» Provided material
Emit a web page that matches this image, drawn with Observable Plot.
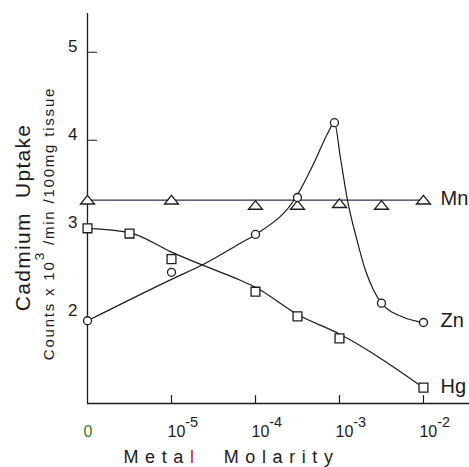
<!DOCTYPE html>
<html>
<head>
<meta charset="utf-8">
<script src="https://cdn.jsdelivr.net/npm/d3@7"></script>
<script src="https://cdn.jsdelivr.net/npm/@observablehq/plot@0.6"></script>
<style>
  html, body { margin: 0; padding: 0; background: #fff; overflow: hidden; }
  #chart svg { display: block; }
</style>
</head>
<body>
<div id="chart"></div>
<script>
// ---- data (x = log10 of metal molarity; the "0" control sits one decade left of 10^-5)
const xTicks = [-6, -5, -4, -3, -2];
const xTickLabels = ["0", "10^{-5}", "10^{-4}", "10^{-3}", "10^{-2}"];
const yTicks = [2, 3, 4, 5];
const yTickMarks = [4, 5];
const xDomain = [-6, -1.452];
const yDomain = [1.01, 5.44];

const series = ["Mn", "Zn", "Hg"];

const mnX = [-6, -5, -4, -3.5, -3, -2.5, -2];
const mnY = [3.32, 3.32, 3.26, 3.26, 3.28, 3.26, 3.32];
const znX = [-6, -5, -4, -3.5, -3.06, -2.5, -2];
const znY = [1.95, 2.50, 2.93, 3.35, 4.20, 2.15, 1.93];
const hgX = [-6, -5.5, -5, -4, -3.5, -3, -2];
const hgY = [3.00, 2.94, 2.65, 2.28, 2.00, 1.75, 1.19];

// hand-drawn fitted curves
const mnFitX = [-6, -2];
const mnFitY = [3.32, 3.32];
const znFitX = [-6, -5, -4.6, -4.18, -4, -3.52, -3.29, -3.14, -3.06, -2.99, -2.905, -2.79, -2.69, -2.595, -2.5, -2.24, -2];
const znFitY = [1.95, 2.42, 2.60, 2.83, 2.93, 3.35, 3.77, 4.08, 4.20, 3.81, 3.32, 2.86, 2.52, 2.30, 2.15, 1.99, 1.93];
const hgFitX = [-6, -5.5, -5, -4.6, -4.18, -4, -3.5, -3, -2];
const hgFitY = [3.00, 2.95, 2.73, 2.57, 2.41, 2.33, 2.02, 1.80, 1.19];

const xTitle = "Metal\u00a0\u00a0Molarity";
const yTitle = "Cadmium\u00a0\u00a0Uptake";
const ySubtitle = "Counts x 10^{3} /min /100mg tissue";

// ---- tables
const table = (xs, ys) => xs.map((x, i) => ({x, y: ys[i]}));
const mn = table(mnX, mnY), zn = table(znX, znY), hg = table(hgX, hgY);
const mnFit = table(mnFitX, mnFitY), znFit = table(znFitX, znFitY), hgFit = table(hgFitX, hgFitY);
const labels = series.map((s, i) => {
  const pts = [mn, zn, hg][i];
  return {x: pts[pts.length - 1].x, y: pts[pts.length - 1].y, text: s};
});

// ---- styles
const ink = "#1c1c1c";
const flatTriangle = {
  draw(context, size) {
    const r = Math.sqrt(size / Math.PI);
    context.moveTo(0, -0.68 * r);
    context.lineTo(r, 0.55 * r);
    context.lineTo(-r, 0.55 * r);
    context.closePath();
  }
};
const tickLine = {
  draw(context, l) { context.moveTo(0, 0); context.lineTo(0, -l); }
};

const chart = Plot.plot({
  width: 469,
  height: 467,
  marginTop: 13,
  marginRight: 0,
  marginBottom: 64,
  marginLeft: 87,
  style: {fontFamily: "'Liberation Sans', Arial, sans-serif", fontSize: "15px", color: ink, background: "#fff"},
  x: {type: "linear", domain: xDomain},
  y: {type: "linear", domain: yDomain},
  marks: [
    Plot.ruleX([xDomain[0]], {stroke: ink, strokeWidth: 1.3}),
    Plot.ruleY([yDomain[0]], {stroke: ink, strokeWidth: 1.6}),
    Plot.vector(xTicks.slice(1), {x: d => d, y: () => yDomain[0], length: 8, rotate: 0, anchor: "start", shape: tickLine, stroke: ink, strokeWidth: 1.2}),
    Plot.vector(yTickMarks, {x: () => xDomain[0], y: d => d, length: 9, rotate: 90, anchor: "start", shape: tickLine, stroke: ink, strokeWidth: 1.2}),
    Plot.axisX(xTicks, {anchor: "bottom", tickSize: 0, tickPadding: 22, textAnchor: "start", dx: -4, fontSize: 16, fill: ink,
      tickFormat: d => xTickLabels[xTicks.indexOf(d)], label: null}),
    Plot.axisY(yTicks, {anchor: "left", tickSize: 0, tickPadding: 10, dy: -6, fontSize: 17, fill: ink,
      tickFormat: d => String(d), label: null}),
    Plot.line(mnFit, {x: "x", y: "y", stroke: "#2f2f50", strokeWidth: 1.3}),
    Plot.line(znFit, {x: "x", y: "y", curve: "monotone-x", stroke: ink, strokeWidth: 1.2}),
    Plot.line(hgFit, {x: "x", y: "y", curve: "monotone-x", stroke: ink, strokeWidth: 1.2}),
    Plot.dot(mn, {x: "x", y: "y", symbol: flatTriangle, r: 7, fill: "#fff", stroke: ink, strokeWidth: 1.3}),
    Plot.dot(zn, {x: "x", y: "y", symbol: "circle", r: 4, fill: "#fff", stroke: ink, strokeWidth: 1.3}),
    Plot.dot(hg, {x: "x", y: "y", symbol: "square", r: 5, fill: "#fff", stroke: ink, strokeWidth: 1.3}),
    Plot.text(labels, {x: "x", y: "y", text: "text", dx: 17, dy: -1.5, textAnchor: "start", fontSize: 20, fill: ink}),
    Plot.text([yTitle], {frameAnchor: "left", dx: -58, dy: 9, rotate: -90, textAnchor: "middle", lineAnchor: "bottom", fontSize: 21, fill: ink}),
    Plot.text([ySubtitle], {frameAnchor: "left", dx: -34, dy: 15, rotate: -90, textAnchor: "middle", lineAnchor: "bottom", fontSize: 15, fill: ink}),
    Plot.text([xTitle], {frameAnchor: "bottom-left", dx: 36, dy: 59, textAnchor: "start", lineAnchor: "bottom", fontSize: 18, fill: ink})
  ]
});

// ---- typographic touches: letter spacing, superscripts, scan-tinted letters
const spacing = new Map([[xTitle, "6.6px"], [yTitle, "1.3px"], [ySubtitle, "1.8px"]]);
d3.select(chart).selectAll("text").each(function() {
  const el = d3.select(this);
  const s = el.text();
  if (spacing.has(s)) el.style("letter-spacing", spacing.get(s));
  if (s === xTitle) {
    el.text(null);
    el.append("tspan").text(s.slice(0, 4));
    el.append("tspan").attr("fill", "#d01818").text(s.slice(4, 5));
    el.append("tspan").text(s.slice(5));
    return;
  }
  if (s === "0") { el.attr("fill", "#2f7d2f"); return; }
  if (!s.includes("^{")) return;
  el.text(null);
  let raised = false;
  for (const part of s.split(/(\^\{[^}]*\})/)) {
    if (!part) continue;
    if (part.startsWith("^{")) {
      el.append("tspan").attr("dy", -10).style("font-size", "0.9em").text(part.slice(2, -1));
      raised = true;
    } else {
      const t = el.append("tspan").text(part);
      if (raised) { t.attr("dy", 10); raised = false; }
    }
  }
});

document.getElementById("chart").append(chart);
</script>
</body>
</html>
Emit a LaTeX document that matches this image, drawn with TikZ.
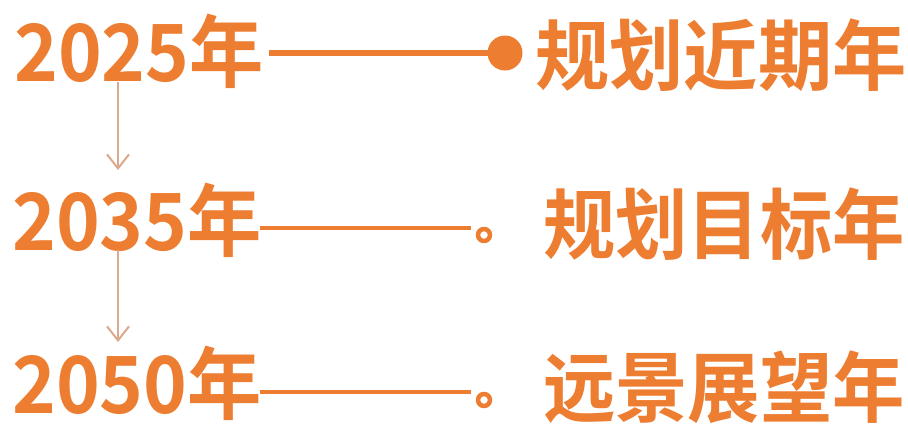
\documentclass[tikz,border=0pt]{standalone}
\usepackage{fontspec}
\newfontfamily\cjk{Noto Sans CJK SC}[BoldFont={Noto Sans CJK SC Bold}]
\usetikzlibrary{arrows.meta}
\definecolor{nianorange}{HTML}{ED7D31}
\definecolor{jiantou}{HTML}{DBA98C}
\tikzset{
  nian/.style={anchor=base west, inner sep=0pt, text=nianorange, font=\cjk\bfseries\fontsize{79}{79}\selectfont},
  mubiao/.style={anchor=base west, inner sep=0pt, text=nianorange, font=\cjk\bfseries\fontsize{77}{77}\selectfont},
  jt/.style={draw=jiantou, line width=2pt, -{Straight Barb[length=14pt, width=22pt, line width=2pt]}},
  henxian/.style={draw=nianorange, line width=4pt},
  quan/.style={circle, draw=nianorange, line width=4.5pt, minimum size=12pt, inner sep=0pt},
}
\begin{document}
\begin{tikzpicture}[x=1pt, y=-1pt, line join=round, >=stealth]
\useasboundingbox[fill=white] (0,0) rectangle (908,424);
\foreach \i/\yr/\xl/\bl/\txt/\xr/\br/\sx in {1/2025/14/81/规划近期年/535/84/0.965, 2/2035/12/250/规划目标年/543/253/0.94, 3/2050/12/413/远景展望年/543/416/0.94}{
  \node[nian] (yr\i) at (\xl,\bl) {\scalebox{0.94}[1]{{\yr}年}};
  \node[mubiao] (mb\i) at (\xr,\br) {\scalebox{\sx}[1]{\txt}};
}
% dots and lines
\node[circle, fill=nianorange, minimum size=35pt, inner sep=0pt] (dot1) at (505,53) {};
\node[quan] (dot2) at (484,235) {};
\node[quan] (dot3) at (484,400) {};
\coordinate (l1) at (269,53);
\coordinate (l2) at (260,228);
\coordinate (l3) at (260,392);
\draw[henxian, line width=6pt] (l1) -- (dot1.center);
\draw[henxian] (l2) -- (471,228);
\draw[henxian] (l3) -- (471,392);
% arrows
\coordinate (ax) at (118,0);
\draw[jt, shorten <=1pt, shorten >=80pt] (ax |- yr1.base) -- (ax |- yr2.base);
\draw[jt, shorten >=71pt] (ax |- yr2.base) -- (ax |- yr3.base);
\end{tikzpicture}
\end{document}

» Problem description
Restate word for word the lines above that start at the line containing "Emit a LaTeX" and run to the end of the listing; exclude the pictures.

» Exercise response
Emit a LaTeX document that matches this image, drawn with TikZ.
\documentclass[tikz,border=0pt]{standalone}
\usepackage{fontspec}
\newfontfamily\cjk{Noto Sans CJK SC}[BoldFont={Noto Sans CJK SC Bold}]
\usetikzlibrary{arrows.meta}
\definecolor{nianorange}{HTML}{ED7D31}
\definecolor{jiantou}{HTML}{DBA98C}
\tikzset{
  nian/.style={anchor=base west, inner sep=0pt, text=nianorange, font=\cjk\bfseries\fontsize{79}{79}\selectfont},
  mubiao/.style={anchor=base west, inner sep=0pt, text=nianorange, font=\cjk\bfseries\fontsize{77}{77}\selectfont},
  jt/.style={draw=jiantou, line width=2pt, -{Straight Barb[length=14pt, width=22pt, line width=2pt]}},
  henxian/.style={draw=nianorange, line width=4pt},
  quan/.style={circle, draw=nianorange, line width=4.5pt, minimum size=12pt, inner sep=0pt},
}
\begin{document}
\begin{tikzpicture}[x=1pt, y=-1pt, line join=round, >=stealth]
\useasboundingbox[fill=white] (0,0) rectangle (908,424);
\foreach \i/\yr/\xl/\bl/\txt/\xr/\br/\sx in {1/2025/14/81/规划近期年/535/84/0.965, 2/2035/12/250/规划目标年/543/253/0.94, 3/2050/12/413/远景展望年/543/416/0.94}{
  \node[nian] (yr\i) at (\xl,\bl) {\scalebox{0.94}[1]{{\yr}年}};
  \node[mubiao] (mb\i) at (\xr,\br) {\scalebox{\sx}[1]{\txt}};
}
% dots and lines
\node[circle, fill=nianorange, minimum size=35pt, inner sep=0pt] (dot1) at (505,53) {};
\node[quan] (dot2) at (484,235) {};
\node[quan] (dot3) at (484,400) {};
\coordinate (l1) at (269,53);
\coordinate (l2) at (260,228);
\coordinate (l3) at (260,392);
\draw[henxian, line width=6pt] (l1) -- (dot1.center);
\draw[henxian] (l2) -- (471,228);
\draw[henxian] (l3) -- (471,392);
% arrows
\coordinate (ax) at (118,0);
\draw[jt, shorten <=1pt, shorten >=80pt] (ax |- yr1.base) -- (ax |- yr2.base);
\draw[jt, shorten >=71pt] (ax |- yr2.base) -- (ax |- yr3.base);
\end{tikzpicture}
\end{document}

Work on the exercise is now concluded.